Plotting code records

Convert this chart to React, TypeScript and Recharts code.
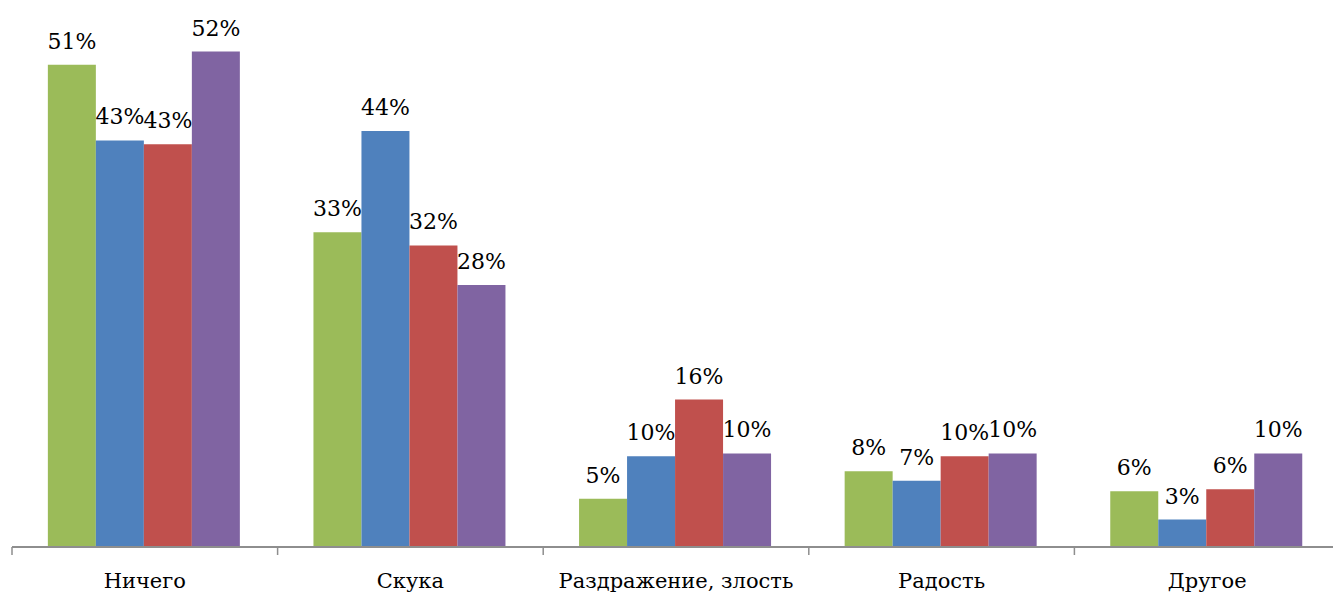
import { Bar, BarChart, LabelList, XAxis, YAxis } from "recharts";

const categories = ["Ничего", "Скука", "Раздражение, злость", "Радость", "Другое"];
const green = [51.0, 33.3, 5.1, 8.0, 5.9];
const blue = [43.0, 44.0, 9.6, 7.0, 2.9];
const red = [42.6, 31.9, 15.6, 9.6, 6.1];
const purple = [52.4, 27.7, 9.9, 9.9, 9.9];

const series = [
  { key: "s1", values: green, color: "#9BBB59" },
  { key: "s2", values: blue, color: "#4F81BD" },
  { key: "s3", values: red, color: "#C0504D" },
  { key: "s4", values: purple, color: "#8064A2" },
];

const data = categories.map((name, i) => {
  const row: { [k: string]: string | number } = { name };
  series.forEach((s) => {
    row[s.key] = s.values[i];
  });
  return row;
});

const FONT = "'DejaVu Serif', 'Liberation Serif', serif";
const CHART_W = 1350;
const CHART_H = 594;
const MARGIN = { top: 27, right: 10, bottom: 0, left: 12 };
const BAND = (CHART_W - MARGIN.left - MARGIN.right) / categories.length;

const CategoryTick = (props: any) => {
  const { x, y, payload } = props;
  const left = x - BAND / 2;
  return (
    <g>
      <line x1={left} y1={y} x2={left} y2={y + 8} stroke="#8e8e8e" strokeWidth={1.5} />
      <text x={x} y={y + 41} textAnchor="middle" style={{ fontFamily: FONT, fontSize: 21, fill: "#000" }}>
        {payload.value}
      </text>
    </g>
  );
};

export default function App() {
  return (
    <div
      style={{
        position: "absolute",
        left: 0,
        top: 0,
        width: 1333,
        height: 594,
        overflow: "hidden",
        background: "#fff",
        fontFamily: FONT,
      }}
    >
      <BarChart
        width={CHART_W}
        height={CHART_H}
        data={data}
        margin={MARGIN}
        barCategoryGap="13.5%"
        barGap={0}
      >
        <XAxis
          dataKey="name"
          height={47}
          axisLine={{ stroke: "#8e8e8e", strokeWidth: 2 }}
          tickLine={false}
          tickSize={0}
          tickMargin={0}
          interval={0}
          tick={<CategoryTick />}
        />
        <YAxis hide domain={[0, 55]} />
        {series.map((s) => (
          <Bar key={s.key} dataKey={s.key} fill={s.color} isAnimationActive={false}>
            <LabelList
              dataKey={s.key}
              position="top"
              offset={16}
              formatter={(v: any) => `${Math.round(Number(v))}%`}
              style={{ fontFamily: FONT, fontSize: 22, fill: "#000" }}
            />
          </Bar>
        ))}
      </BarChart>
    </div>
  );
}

* * *

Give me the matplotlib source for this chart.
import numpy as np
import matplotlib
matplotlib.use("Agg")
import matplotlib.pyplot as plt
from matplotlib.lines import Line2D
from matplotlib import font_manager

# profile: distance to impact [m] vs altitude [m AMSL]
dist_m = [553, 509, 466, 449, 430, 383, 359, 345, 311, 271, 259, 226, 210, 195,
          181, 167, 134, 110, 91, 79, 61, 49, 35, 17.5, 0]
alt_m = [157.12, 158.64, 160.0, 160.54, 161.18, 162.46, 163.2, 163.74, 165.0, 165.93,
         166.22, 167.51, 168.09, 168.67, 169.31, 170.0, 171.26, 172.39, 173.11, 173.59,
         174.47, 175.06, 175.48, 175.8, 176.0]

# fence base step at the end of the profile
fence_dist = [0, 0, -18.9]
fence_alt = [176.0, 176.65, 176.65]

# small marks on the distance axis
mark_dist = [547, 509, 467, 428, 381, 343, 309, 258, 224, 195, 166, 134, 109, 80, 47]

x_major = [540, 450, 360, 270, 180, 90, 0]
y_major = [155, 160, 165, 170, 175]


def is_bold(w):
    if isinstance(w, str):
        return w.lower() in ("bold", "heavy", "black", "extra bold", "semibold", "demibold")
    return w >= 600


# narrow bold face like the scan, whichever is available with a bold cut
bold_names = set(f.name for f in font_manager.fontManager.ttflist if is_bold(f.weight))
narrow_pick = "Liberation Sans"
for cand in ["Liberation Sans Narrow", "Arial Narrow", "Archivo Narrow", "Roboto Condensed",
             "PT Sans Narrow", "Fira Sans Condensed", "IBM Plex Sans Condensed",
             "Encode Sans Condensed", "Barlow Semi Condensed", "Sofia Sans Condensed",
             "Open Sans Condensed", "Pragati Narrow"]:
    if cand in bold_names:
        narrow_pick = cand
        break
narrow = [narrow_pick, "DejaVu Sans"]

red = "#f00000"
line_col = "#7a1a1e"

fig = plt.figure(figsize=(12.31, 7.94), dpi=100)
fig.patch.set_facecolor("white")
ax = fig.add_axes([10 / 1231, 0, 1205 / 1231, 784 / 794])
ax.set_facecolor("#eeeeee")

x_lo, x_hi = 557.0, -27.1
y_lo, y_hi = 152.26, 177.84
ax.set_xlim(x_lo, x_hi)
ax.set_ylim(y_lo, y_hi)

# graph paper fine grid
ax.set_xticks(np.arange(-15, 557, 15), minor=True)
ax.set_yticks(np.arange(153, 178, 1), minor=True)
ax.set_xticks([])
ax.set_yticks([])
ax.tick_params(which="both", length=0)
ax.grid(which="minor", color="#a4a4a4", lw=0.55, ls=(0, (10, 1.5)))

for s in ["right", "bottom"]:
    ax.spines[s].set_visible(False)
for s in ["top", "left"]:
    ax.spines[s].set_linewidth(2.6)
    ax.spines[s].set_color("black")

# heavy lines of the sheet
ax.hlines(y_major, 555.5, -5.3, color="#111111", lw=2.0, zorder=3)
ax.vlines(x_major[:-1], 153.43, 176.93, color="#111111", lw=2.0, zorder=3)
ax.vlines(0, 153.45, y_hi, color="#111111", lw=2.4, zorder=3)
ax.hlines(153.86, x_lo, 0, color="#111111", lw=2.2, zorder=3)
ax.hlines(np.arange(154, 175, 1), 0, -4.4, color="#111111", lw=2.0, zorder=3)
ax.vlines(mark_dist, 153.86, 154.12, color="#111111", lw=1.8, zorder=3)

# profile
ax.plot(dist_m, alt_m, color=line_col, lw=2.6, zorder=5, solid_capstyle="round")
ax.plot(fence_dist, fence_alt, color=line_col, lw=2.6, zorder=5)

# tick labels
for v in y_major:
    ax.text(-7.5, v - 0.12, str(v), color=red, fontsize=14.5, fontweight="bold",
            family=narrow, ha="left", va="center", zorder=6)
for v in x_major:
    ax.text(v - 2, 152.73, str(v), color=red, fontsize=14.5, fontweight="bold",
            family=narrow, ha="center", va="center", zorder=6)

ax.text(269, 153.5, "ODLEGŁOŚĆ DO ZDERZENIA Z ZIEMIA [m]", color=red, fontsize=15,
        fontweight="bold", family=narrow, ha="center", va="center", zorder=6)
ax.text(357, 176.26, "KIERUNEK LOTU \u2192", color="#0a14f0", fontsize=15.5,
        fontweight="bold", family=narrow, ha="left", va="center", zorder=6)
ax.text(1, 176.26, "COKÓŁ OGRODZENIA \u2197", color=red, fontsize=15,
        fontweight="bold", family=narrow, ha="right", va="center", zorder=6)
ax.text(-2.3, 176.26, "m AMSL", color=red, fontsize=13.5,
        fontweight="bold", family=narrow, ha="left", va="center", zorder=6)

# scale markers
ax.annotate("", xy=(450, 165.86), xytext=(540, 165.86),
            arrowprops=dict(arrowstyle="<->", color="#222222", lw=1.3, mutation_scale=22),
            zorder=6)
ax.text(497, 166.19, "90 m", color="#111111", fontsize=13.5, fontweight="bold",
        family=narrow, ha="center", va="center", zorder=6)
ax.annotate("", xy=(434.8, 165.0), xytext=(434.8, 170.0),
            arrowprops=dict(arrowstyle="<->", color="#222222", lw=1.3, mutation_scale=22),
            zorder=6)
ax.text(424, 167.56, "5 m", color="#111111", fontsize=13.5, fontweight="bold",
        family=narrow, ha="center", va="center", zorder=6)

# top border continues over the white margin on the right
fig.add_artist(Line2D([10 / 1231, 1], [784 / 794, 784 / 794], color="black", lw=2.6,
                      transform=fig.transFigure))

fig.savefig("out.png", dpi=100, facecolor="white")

---

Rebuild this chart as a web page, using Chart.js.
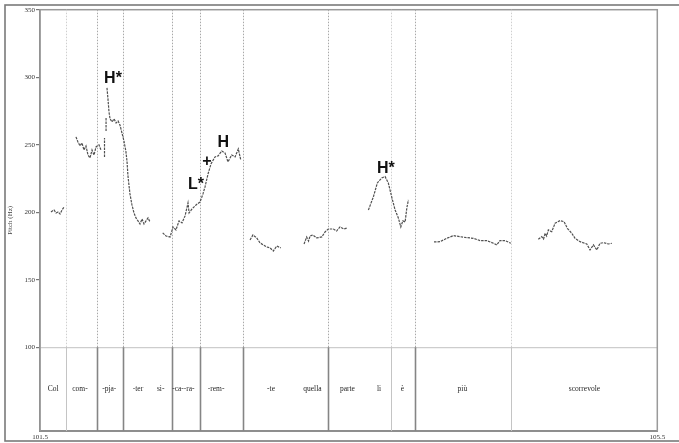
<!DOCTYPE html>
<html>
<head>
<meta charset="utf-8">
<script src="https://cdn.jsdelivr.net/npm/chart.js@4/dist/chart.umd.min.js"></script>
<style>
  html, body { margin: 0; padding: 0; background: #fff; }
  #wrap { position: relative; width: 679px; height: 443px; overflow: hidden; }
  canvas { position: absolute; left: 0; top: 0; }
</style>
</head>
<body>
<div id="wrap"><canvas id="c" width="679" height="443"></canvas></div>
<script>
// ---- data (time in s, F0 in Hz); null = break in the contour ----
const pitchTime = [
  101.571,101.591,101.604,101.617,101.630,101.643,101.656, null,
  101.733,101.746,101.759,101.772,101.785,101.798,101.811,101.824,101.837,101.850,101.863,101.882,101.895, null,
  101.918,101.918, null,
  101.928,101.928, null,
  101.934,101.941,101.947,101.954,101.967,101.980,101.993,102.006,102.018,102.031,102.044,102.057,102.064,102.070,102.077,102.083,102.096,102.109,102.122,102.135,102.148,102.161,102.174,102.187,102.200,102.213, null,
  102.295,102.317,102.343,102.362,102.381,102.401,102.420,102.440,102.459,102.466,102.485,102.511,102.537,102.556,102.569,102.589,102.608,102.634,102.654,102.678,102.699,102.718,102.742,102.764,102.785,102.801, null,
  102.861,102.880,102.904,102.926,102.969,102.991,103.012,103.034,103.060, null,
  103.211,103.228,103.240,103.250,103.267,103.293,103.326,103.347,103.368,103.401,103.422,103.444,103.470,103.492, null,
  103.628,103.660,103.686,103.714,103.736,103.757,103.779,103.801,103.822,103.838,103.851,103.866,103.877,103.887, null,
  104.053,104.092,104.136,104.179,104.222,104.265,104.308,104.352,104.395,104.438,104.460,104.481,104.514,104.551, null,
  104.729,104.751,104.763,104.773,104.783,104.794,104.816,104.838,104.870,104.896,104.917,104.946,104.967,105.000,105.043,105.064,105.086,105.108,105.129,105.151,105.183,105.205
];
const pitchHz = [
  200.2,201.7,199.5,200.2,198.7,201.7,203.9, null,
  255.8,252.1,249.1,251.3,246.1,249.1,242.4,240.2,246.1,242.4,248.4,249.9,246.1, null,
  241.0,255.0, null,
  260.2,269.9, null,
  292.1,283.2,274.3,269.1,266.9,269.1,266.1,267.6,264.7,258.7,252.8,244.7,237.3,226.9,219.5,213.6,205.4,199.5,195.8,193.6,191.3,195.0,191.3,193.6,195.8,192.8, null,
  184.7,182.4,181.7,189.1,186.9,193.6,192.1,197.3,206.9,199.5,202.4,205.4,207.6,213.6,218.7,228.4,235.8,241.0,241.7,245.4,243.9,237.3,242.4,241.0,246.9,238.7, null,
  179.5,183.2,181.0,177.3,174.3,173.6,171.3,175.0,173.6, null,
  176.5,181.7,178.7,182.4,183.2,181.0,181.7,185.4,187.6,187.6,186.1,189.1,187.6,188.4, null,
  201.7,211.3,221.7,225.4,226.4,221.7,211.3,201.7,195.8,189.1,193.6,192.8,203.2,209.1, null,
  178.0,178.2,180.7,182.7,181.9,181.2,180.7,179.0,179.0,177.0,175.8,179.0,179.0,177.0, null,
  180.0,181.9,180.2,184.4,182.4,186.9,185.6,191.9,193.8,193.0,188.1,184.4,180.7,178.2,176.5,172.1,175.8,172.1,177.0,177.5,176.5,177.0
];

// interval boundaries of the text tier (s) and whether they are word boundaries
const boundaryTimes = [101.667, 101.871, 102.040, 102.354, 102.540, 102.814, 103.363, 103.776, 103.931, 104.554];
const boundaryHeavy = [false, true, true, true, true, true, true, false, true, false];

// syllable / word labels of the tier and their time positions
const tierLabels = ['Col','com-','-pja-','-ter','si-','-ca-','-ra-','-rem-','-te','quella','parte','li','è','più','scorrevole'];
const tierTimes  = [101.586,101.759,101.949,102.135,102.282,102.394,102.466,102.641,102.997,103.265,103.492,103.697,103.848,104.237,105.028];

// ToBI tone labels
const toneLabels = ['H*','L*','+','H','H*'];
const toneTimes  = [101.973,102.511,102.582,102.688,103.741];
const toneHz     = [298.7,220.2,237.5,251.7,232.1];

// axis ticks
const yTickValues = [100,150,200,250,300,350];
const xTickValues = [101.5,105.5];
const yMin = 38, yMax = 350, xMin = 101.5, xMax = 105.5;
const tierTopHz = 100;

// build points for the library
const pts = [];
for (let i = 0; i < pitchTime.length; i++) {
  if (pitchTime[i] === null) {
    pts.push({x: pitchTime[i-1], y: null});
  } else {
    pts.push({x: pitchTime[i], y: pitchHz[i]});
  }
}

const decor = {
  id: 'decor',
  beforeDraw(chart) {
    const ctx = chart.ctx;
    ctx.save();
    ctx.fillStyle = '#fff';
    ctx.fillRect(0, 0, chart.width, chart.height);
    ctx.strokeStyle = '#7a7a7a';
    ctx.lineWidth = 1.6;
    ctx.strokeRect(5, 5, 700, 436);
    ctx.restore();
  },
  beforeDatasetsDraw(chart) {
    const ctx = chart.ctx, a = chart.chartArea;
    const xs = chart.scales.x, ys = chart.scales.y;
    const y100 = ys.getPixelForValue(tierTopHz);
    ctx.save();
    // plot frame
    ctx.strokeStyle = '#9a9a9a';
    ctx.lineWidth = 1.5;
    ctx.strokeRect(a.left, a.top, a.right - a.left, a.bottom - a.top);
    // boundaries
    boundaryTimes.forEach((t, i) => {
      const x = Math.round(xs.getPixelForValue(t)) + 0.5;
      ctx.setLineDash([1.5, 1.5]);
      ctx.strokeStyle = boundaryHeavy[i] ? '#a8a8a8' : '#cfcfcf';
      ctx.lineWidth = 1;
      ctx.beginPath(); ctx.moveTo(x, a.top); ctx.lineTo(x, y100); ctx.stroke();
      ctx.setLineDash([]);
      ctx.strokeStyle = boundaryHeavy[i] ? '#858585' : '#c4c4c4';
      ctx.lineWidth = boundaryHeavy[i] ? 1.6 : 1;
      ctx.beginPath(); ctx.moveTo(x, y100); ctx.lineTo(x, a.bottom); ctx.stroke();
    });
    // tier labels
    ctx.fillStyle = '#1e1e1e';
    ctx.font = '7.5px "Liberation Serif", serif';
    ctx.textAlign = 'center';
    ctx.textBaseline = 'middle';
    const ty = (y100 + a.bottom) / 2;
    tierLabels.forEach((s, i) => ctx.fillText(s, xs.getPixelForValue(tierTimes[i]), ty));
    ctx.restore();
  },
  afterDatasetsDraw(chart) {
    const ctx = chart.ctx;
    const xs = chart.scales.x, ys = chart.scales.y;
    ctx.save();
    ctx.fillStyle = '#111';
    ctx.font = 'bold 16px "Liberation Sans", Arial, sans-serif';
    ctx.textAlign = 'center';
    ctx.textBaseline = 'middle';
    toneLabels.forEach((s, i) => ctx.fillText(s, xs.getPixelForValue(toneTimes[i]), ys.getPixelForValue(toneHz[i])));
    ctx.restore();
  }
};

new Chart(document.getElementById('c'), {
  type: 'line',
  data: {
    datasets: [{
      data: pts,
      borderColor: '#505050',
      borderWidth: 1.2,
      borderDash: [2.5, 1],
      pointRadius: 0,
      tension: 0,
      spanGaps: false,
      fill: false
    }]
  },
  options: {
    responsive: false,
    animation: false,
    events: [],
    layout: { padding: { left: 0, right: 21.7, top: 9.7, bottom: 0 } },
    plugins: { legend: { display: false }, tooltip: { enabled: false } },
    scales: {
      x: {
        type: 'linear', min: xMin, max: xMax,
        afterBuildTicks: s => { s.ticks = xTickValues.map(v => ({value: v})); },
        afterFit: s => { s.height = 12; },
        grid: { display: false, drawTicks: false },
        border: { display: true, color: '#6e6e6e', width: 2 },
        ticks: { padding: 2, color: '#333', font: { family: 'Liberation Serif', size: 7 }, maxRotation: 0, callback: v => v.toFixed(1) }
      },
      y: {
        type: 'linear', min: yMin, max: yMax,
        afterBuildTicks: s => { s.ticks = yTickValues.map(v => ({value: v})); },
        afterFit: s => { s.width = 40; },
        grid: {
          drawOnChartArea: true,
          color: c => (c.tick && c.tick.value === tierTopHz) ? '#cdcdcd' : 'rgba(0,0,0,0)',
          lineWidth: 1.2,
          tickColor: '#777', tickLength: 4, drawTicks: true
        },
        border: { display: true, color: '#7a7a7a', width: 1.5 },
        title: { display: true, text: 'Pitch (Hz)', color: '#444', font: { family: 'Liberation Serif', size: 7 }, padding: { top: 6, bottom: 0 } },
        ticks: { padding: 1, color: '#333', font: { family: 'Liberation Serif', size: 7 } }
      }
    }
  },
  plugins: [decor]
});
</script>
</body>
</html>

CHALLENGE — Skip all pictures and retype only the stretch from the line that holds "Convert this chart" through the line that holds "const purple = [52.4, 27.7, 9.9, 9.9, 9.9];", exactly as written.

WRITTEN RESPONSE —
Convert this chart to React, TypeScript and Recharts code.
import { Bar, BarChart, LabelList, XAxis, YAxis } from "recharts";

const categories = ["Ничего", "Скука", "Раздражение, злость", "Радость", "Другое"];
const green = [51.0, 33.3, 5.1, 8.0, 5.9];
const blue = [43.0, 44.0, 9.6, 7.0, 2.9];
const red = [42.6, 31.9, 15.6, 9.6, 6.1];
const purple = [52.4, 27.7, 9.9, 9.9, 9.9];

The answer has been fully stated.